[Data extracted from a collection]
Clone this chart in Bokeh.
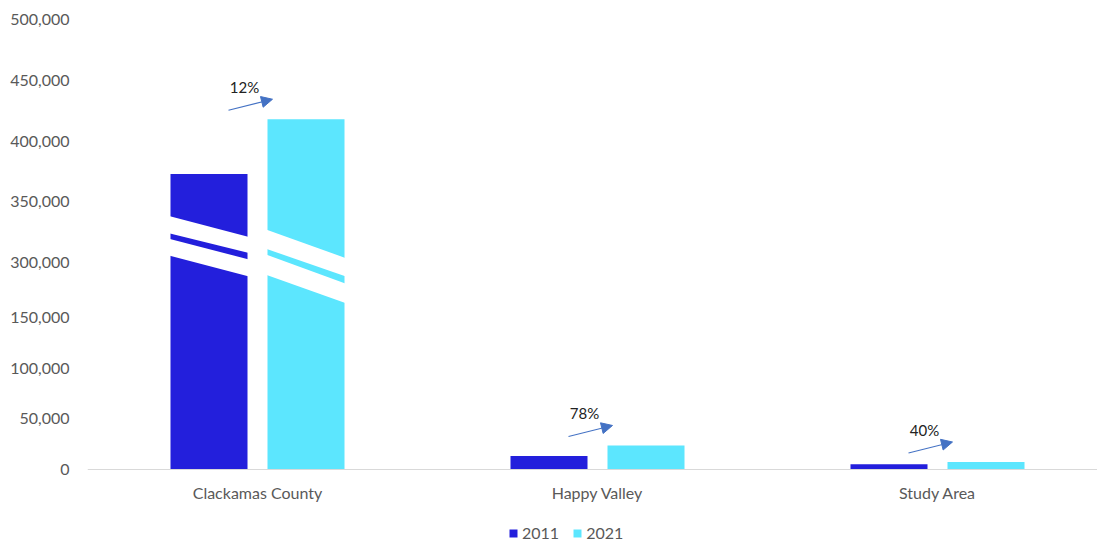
from bokeh.plotting import figure
from bokeh.models import (Range1d, FixedTicker, Arrow, NormalHead, ColumnDataSource,
                          Legend, LegendItem, LinearAxis)
from bokeh.core.properties import value
from bokeh.embed import file_html
from bokeh.resources import INLINE

# ---------------- data ----------------
categories = ["Clackamas County", "Happy Valley", "Study Area"]
pop_2011 = [373000, 13300, 5300]
pop_2021 = [418000, 23700, 7400]
change_labels = ["12%", "78%", "40%"]
y_tick_values = [0, 50000, 100000, 150000, 300000, 350000, 400000, 450000, 500000]

# ---------------- broken-axis transform ----------------
LOW_MAX = 150000     # top of lower segment
HIGH_MIN = 300000    # bottom of upper segment
HIGH_BASE = 204      # display position of HIGH_MIN
HIGH_SCALE = 0.0012  # display units per person in upper segment


def to_display(v):
    if v <= LOW_MAX:
        return v / 1000.0
    return HIGH_BASE + (v - HIGH_MIN) * HIGH_SCALE


DARK = "#231FDC"
LIGHT = "#5CE6FE"
ARROW_C = "#4472C4"
GREY_TXT = "#595959"
FONT = "Lato"

PX_PER_CAT = 340.0
FRAME_W = 1010
PX_PER_Y = 450 / 444.0
BELOW_PX = 73  # space under the baseline for labels and legend

centers = [i + 0.5 for i in range(len(categories))]
bar_w = 77 / PX_PER_CAT
dodge = 48.5 / PX_PER_CAT

p = figure(width=1097, height=542, output_backend="svg", toolbar_location=None,
           x_range=Range1d(0, FRAME_W / PX_PER_CAT),
           y_range=Range1d(-BELOW_PX / PX_PER_Y, 444),
           x_axis_location=None,
           min_border_left=87, min_border_right=0, min_border_top=19,
           min_border_bottom=0)
p.xgrid.visible = False
p.ygrid.visible = False
p.outline_line_color = None
p.background_fill_color = "white"

src1 = ColumnDataSource(dict(x=[c - dodge for c in centers],
                             top=[to_display(v) for v in pop_2011]))
src2 = ColumnDataSource(dict(x=[c + dodge for c in centers],
                             top=[to_display(v) for v in pop_2021]))
r1 = p.vbar(x="x", top="top", bottom=0, width=bar_w, source=src1,
            fill_color=DARK, line_color=None)
r2 = p.vbar(x="x", top="top", bottom=0, width=bar_w, source=src2,
            fill_color=LIGHT, line_color=None)

# break stripes (style geometry: offsets from the break level, left/right edge)
STRIPES = {
    "2011": [(46.0, 29.2, 25.3, 9.5), (23.7, 7.2, 3.2, -13.5)],
    "2021": [(32.9, 13.8, 4.5, -13.5), (8.2, -11.9, -20.7, -39.9)],
}
xs, ys = [], []
for series, vals, sgn in (("2011", pop_2011, -1), ("2021", pop_2021, 1)):
    for c, v in zip(centers, vals):
        if v > LOW_MAX:
            xl = c + sgn * dodge - bar_w / 2 - 1.5 / PX_PER_CAT
            xr = c + sgn * dodge + bar_w / 2 + 1.5 / PX_PER_CAT
            for (lt, lb, rt, rb) in STRIPES[series]:
                xs.append([xl, xr, xr, xl])
                ys.append([HIGH_BASE + lt, HIGH_BASE + rt, HIGH_BASE + rb, HIGH_BASE + lb])
p.patches(xs=xs, ys=ys, fill_color="white", line_color=None)

# growth arrows and labels
tops21 = [to_display(v) for v in pop_2021]
arr_src = ColumnDataSource(dict(
    x0=[c - 29 / PX_PER_CAT for c in centers],
    y0=[t + 9 / PX_PER_Y for t in tops21],
    x1=[c + 15 / PX_PER_CAT for c in centers],
    y1=[t + 20 / PX_PER_Y for t in tops21],
))
p.add_layout(Arrow(x_start="x0", y_start="y0", x_end="x1", y_end="y1", source=arr_src,
                   line_color=ARROW_C, line_width=1.2,
                   end=NormalHead(size=11, fill_color=ARROW_C, line_color=ARROW_C)))
p.text(x=[c - 13 / PX_PER_CAT for c in centers], y=[t + 32 / PX_PER_Y for t in tops21],
       text=change_labels, text_font=value(FONT), text_font_size="15px",
       text_align="center", text_baseline="middle", text_color="#222222")

# y axis
p.yaxis.ticker = FixedTicker(ticks=[to_display(v) for v in y_tick_values])
p.yaxis.major_label_overrides = {to_display(v): f"{v:,}" for v in y_tick_values}
p.yaxis.axis_line_color = None
p.yaxis.major_tick_line_color = None
p.yaxis.minor_tick_line_color = None
p.yaxis.major_label_standoff = 12
p.yaxis.major_label_text_font = FONT
p.yaxis.major_label_text_font_size = "16px"
p.yaxis.major_label_text_color = GREY_TXT

# x axis drawn at the zero baseline
xaxis = LinearAxis(ticker=FixedTicker(ticks=centers),
                   major_label_overrides={c: name for c, name in zip(centers, categories)},
                   fixed_location=0,
                   axis_line_color="#D9D9D9", axis_line_width=1,
                   major_tick_line_color=None, minor_tick_line_color=None,
                   major_label_standoff=7,
                   major_label_text_font=FONT, major_label_text_font_size="16px",
                   major_label_text_color=GREY_TXT)
p.add_layout(xaxis, "below")

legend = Legend(items=[LegendItem(label="2011", renderers=[r1]),
                       LegendItem(label="2021", renderers=[r2])],
                orientation="horizontal", location=(421, 0),
                glyph_width=10, glyph_height=10, label_standoff=4, spacing=13,
                padding=0, margin=0, border_line_color=None,
                background_fill_alpha=0,
                label_text_font=FONT, label_text_font_size="16px",
                label_text_color=GREY_TXT)
p.add_layout(legend)

open("out.html", "w").write(file_html(p, INLINE))
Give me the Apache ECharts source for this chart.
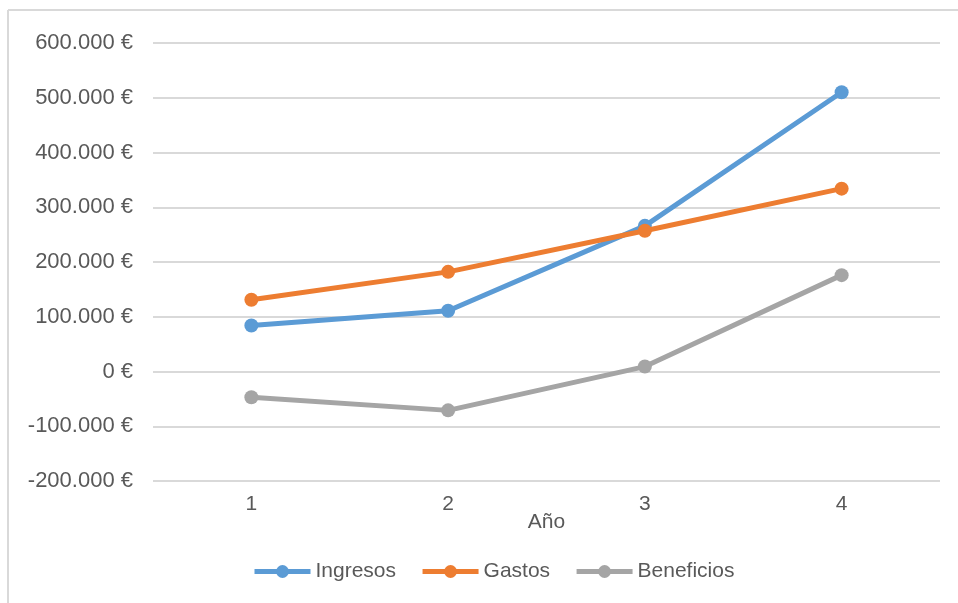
<!DOCTYPE html>
<html>
<head>
<meta charset="utf-8">
<script src="https://cdn.jsdelivr.net/npm/echarts@6/dist/echarts.min.js"></script>
<style>
  html, body { margin: 0; padding: 0; background: #fff; }
  #chart { width: 958px; height: 603px; }
</style>
</head>
<body>
<div id="chart"></div>
<script>
// Years on the category axis
const years = ['1', '2', '3', '4'];

// Annual figures in euros
const ingresos = [84000, 111000, 266000, 510000];
const gastos = [131000, 182000, 257000, 334000];
const beneficios = [-47000, -71000, 9000, 176000];

// Value axis range and step
const yMin = -200000;
const yMax = 600000;
const yStep = 100000;

const seriesNames = ['Ingresos', 'Gastos', 'Beneficios'];
const seriesColors = ['#5B9BD5', '#ED7D31', '#A5A5A5'];
const seriesData = [ingresos, gastos, beneficios];

const fontFamily = '"Liberation Sans", Arial, sans-serif';
const textColor = '#595959';
const fontSize = 21;

function formatEuro(v) {
  if (v === 0) return '0 €';
  const sign = v < 0 ? '-' : '';
  const s = Math.abs(v).toString().replace(/\B(?=(\d{3})+(?!\d))/g, '.');
  return sign + s + ' €';
}

const chart = echarts.init(document.getElementById('chart'), null, { renderer: 'canvas' });

chart.setOption({
  backgroundColor: '#ffffff',
  animation: false,
  textStyle: { fontFamily: fontFamily },
  graphic: [
    { type: 'line', shape: { x1: 8, y1: 10, x2: 958, y2: 10 }, style: { stroke: '#d9d9d9', lineWidth: 2 } },
    { type: 'line', shape: { x1: 8, y1: 10, x2: 8, y2: 603 }, style: { stroke: '#d9d9d9', lineWidth: 2 } }
  ],
  grid: { left: 153, right: 18, top: 43, bottom: 122, containLabel: false },
  legend: {
    data: seriesNames,
    top: 556,
    left: 247,
    itemWidth: 56,
    itemHeight: 16,
    itemGap: 24,
    lineStyle: { width: 5 },
    textStyle: { color: textColor, fontSize: fontSize, fontFamily: fontFamily }
  },
  xAxis: {
    type: 'category',
    data: years,
    boundaryGap: true,
    name: 'Año',
    nameLocation: 'middle',
    nameGap: 31,
    nameMoveOverlap: false,
    nameTextStyle: { color: textColor, fontSize: fontSize, fontFamily: fontFamily },
    axisLine: { show: false },
    axisTick: { show: false },
    axisLabel: { color: textColor, fontSize: fontSize, margin: 13, fontFamily: fontFamily }
  },
  yAxis: {
    type: 'value',
    min: yMin,
    max: yMax,
    interval: yStep,
    axisLine: { show: false },
    axisTick: { show: false },
    axisLabel: {
      color: textColor,
      fontSize: 22,
      margin: 20,
      fontFamily: fontFamily,
      formatter: formatEuro
    },
    splitLine: { lineStyle: { color: '#d9d9d9', width: 2 } }
  },
  series: seriesNames.map((name, i) => ({
    name: name,
    type: 'line',
    data: seriesData[i],
    color: seriesColors[i],
    symbol: 'circle',
    symbolSize: 14,
    lineStyle: { width: 5, color: seriesColors[i] },
    itemStyle: { color: seriesColors[i] },
    z: 2 + i
  }))
});
</script>
</body>
</html>
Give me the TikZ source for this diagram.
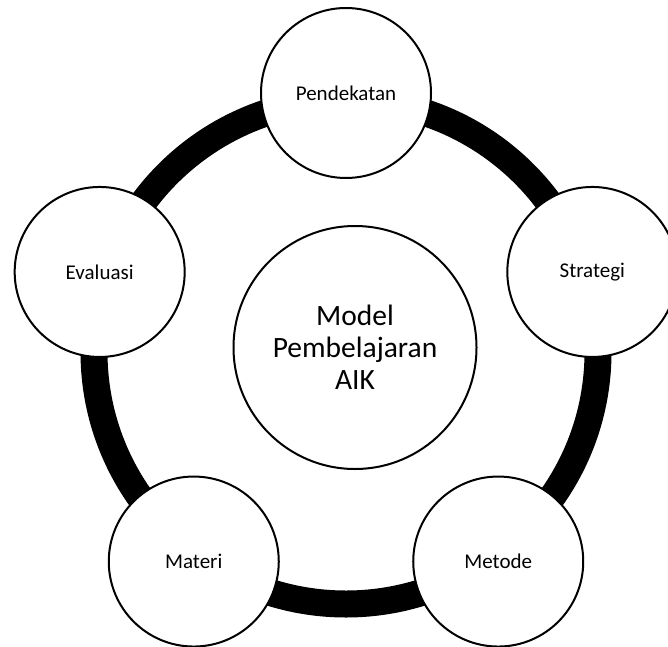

● AIM OF THE EXERCISE
Please repeat exactly the data above from its first line to the line that contains "400000, 450000, 500000]", inclusive, and leave every picture out.

● RESULT OF THIS EXERCISE
Clone this chart in Bokeh.
from bokeh.plotting import figure
from bokeh.models import (Range1d, FixedTicker, Arrow, NormalHead, ColumnDataSource,
                          Legend, LegendItem, LinearAxis)
from bokeh.core.properties import value
from bokeh.embed import file_html
from bokeh.resources import INLINE

# ---------------- data ----------------
categories = ["Clackamas County", "Happy Valley", "Study Area"]
pop_2011 = [373000, 13300, 5300]
pop_2021 = [418000, 23700, 7400]
change_labels = ["12%", "78%", "40%"]
y_tick_values = [0, 50000, 100000, 150000, 300000, 350000, 400000, 450000, 500000]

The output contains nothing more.